ABSTRACT

Introduction: can text mining and correspondence analysis be useful to the history of economic thought? According to Ludovic Lebart, correspondence analysis is: “a technique for describing contingency tables (or cross tabulations) [that] essentially takes the form of a graphic representation of associations among rows and among columns” (Lebart et al., 1998, p. 47). Correspondence analysis is an exploratory data analysis technique designed to analyze simple two-way and multi-way tables containing some measure of correspondence between the rows and columns. Unlike traditional hypothesis testing, designed to verify a priori assumptions on the relations between variables, simple and multiple correspondence analysis is used to identify systematic relations between variables when there are no a priori expectations as to the nature of these relations.

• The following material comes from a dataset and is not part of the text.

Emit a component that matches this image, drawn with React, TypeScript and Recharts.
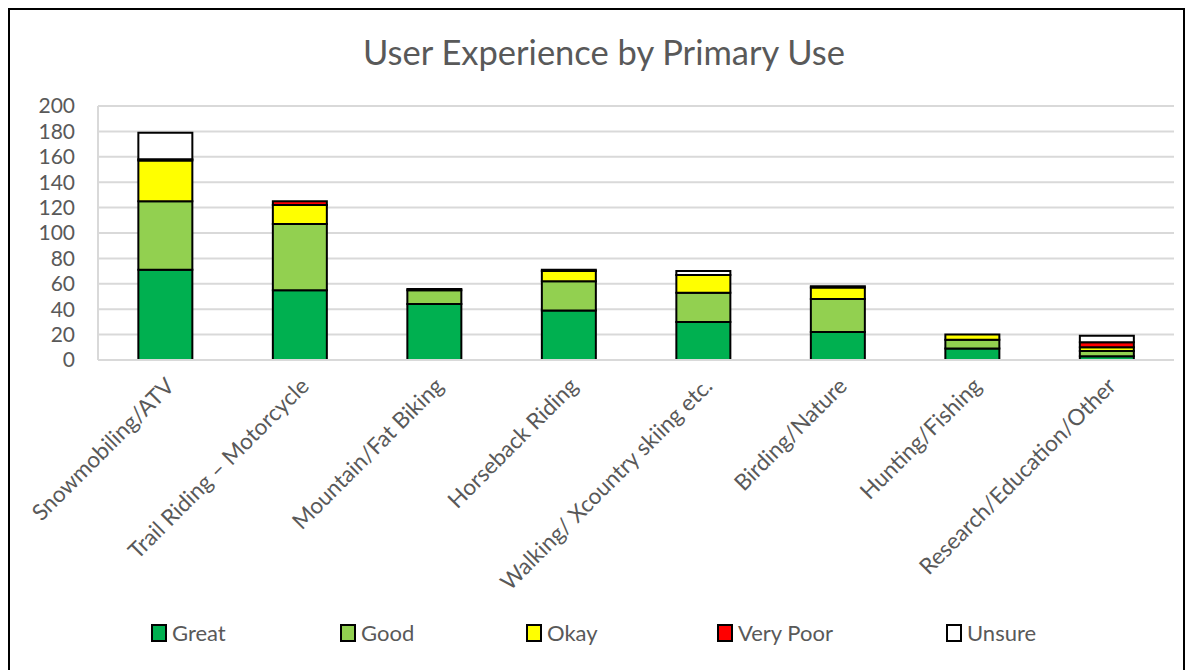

Being exploratory, correspondence analysis allows for variables to be placed within a given linguistic landscape so that the importance attributed to certain words (variables) in the texts considered can be weighed. The words may be chosen to illustrate the underlying economic reasoning. Applying correspondence analysis to economic models based on a priori expectations enables a sort of metadata analysis in which the economic models become the object of study according to an approach not unlike the tradition of the history of economic thought. Each word represents a row, while the columns are shaped by the active variables chosen by the analyst, such as years, authors, and ideological or methodological approaches. The first step therefore involves building a data matrix enabling us to interpret the relationships between row profiles and column profiles, inter-relating them by “measuring” the distance between the variables. Once the matrix has been defined, we can represent it on Cartesian quadrants in which the horizontal and vertical axes are determined by the active variables. Then we can also work with illustrative or case variables, which are words belonging to rows that can be pinpointed in the scatterplot representing the distribution of the dataset and associated with the active variables. This step helps us to understand the characteristics of the lexicon of the active variables (economists, years, etc.).